▸ **TASK GOAL**:
Retype exactly what appears below from the line containing "Convert this chart to matplotlib code." down to the line containing "plt.rcParams['font.family'] = ['Liberation", keeping both end lines. Do not include pictures.

Plotting code records:
— BEGIN —

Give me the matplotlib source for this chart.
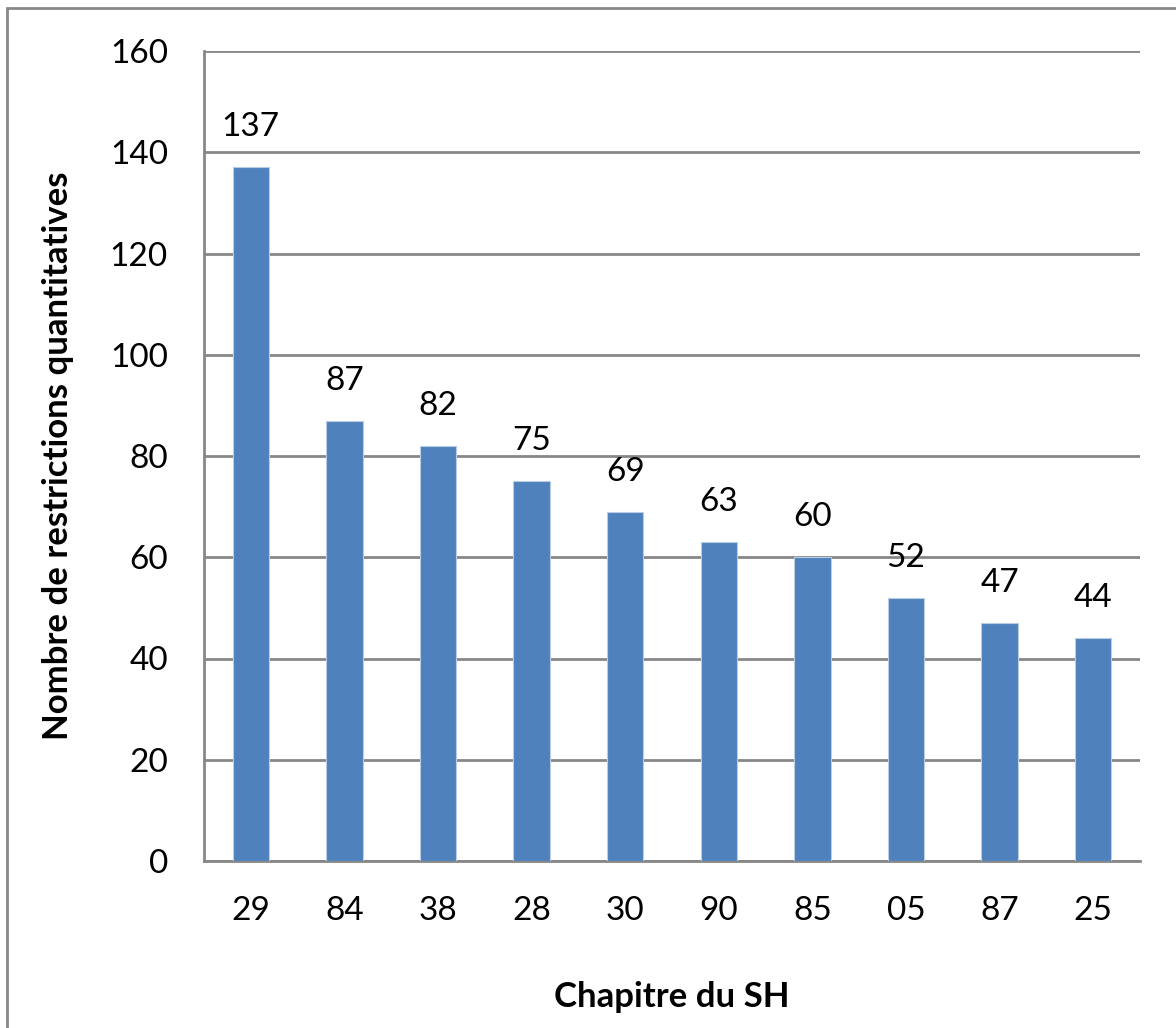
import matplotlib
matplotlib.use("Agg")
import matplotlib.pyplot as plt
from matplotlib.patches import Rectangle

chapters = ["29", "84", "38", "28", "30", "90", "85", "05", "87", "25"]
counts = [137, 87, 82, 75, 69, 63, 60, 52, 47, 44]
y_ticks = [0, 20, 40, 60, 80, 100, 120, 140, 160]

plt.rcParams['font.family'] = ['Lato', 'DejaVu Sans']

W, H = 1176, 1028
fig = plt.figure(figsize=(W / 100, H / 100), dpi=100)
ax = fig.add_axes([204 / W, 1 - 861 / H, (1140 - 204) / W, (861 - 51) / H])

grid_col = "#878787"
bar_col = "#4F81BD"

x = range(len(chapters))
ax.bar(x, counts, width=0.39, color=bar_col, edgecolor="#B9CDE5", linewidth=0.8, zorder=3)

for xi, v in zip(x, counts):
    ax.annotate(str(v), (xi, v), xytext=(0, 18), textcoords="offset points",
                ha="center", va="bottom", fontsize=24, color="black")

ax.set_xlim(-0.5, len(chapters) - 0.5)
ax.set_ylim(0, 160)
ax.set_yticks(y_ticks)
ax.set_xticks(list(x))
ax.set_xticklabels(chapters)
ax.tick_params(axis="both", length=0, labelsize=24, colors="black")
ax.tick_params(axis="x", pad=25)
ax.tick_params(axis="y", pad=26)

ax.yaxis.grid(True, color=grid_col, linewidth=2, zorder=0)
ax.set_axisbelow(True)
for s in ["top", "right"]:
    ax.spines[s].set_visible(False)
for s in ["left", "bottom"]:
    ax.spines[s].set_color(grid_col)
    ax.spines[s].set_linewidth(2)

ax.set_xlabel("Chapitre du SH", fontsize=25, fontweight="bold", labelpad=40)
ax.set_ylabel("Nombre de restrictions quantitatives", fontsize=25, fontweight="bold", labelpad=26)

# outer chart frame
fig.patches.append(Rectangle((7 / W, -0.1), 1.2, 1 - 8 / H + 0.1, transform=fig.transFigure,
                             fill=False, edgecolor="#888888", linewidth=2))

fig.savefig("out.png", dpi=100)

— END —
— BEGIN —

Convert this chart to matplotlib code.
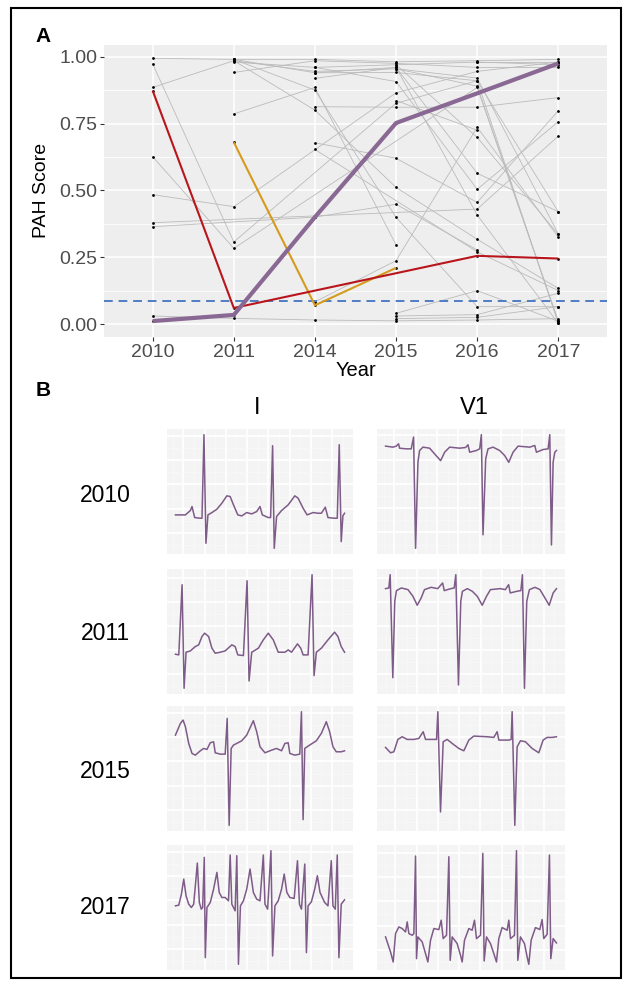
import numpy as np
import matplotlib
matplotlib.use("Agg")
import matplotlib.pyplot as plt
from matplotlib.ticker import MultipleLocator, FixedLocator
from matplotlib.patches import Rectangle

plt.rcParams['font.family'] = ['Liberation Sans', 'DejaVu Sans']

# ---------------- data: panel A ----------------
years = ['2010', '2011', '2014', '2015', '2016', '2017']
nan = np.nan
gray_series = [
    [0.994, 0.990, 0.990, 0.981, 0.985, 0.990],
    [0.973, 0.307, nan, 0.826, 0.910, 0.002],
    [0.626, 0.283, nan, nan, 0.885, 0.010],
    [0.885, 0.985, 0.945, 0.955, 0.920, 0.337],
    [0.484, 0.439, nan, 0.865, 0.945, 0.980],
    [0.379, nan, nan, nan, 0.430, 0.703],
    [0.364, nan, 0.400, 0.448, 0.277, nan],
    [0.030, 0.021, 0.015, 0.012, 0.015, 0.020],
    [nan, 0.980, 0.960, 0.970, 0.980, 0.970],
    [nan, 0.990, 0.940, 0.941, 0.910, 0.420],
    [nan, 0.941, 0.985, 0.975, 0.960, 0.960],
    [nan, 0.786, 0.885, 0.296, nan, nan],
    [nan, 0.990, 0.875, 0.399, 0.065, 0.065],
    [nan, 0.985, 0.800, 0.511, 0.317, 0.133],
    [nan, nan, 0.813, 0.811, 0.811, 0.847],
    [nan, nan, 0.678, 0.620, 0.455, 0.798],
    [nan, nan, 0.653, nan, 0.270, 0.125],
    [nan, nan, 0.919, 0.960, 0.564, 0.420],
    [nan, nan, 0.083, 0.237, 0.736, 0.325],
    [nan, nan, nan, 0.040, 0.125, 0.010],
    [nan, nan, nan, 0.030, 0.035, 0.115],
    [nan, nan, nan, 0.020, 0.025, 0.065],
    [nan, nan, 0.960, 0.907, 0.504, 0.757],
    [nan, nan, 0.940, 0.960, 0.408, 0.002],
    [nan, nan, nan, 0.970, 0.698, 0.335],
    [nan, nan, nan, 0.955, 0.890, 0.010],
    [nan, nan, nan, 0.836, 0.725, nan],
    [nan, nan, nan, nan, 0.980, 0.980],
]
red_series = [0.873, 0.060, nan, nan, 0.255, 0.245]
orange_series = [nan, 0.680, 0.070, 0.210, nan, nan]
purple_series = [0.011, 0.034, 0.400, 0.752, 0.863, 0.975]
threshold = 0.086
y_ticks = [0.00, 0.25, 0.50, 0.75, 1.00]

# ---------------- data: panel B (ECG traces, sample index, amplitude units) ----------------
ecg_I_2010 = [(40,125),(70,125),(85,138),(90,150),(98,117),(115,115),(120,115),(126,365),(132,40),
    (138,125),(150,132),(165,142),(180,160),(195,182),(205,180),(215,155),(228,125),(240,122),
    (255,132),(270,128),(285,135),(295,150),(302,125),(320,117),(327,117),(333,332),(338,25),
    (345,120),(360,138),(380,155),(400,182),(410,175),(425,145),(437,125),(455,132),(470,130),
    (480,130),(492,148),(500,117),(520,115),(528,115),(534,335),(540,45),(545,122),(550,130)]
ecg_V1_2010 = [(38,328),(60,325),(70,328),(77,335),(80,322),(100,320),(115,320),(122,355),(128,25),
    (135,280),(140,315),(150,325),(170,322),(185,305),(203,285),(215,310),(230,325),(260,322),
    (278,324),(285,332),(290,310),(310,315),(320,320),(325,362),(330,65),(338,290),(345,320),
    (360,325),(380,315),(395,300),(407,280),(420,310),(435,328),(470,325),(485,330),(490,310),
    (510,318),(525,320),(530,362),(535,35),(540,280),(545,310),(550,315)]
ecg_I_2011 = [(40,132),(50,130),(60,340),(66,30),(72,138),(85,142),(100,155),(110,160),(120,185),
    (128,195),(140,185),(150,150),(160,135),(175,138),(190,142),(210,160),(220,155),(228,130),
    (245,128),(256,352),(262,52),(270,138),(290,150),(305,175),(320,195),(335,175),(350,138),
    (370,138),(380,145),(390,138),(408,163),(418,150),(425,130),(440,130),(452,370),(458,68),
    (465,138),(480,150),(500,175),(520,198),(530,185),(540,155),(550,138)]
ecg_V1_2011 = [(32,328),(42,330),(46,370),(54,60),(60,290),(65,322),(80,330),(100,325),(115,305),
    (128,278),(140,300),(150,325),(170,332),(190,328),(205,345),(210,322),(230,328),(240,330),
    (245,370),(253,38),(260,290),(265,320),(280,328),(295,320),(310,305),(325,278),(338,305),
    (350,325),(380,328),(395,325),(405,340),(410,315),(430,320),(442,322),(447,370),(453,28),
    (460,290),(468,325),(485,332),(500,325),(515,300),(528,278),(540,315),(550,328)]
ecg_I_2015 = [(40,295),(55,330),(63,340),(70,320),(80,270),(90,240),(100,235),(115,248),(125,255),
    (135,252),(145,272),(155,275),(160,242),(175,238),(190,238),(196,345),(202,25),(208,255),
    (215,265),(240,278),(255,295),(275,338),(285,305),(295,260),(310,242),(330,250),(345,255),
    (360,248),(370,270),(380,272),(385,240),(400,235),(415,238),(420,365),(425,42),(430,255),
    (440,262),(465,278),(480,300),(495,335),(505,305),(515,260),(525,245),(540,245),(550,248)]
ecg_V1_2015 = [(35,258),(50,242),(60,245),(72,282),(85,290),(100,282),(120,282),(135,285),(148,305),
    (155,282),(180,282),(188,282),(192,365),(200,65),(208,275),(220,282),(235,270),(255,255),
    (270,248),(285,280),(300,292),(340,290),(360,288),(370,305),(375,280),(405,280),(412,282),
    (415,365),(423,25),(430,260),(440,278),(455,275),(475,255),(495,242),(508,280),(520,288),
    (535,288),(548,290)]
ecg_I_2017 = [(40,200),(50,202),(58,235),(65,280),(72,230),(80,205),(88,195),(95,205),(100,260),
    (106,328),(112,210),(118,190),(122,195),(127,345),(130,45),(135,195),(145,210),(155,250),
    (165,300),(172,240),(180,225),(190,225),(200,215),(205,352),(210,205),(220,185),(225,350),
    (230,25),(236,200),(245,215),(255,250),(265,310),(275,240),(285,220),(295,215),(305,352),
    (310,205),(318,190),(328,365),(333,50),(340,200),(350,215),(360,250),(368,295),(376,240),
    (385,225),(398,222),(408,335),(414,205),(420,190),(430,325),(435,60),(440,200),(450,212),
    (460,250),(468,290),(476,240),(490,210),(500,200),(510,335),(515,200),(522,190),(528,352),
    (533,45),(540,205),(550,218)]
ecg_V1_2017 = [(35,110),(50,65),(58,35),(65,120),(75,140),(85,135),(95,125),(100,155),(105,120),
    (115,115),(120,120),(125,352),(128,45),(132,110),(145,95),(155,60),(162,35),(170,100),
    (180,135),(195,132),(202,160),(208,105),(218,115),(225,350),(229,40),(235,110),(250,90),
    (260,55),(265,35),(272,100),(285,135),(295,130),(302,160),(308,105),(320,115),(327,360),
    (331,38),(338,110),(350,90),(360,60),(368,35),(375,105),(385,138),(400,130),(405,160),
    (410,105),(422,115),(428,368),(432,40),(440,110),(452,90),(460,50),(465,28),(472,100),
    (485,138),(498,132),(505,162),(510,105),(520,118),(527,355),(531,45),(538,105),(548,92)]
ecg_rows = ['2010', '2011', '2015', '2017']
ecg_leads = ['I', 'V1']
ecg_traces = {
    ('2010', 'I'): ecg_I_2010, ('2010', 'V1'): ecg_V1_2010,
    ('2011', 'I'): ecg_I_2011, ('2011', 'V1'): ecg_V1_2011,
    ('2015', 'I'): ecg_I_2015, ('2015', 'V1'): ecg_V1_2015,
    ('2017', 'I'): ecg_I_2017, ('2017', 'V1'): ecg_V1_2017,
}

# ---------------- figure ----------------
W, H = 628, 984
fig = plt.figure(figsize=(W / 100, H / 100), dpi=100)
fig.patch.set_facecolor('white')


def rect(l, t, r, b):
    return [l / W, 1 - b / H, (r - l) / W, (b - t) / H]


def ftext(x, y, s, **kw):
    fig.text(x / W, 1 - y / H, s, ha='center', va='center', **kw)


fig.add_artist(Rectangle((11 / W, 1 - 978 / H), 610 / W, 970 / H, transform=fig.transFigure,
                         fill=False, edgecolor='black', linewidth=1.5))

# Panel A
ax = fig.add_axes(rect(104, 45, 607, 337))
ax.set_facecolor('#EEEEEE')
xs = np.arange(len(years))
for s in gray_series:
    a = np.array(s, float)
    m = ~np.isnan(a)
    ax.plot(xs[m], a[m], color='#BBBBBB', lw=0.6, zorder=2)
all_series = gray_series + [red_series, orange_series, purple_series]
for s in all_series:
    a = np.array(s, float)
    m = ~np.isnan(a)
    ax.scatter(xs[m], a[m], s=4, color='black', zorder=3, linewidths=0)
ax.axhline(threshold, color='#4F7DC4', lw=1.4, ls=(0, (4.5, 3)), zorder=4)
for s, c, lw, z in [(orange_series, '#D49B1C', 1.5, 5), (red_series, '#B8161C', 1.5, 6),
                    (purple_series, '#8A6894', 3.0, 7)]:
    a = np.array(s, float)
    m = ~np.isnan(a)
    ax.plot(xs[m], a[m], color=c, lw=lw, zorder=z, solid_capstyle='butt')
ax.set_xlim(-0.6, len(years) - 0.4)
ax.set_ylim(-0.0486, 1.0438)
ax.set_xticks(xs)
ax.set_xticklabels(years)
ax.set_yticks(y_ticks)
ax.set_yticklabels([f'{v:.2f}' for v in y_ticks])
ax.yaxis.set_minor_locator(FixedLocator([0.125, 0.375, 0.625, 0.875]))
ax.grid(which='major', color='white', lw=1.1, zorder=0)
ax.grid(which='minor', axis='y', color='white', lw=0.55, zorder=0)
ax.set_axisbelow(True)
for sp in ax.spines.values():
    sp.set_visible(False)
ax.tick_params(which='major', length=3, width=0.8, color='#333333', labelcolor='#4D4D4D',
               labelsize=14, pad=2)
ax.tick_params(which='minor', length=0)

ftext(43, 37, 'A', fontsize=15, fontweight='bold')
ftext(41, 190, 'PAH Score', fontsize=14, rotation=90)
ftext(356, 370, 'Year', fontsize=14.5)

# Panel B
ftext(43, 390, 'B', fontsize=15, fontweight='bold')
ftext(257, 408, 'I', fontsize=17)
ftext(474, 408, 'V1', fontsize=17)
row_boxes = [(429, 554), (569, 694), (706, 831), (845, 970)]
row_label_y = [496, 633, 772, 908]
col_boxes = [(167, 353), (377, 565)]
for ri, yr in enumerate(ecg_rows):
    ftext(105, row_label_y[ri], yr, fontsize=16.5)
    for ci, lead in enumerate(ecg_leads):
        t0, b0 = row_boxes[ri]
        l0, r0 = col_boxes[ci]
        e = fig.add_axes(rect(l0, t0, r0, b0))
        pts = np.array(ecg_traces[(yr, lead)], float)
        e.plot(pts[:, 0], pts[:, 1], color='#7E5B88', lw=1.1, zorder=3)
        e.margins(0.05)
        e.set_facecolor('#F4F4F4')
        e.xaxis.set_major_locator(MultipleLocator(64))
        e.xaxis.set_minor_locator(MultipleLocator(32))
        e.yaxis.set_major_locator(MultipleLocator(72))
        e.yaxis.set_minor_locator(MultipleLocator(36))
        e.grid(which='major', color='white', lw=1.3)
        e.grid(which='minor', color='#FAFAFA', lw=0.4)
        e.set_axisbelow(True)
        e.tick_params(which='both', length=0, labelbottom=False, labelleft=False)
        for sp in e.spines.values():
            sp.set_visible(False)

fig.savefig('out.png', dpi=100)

— END —

▸ **EXERCISE RESPONSE**:
Convert this chart to matplotlib code.
import numpy as np
import matplotlib
matplotlib.use("Agg")
import matplotlib.pyplot as plt
from matplotlib.ticker import MultipleLocator, FixedLocator
from matplotlib.patches import Rectangle

plt.rcParams['font.family'] = ['Liberation Sans', 'DejaVu Sans']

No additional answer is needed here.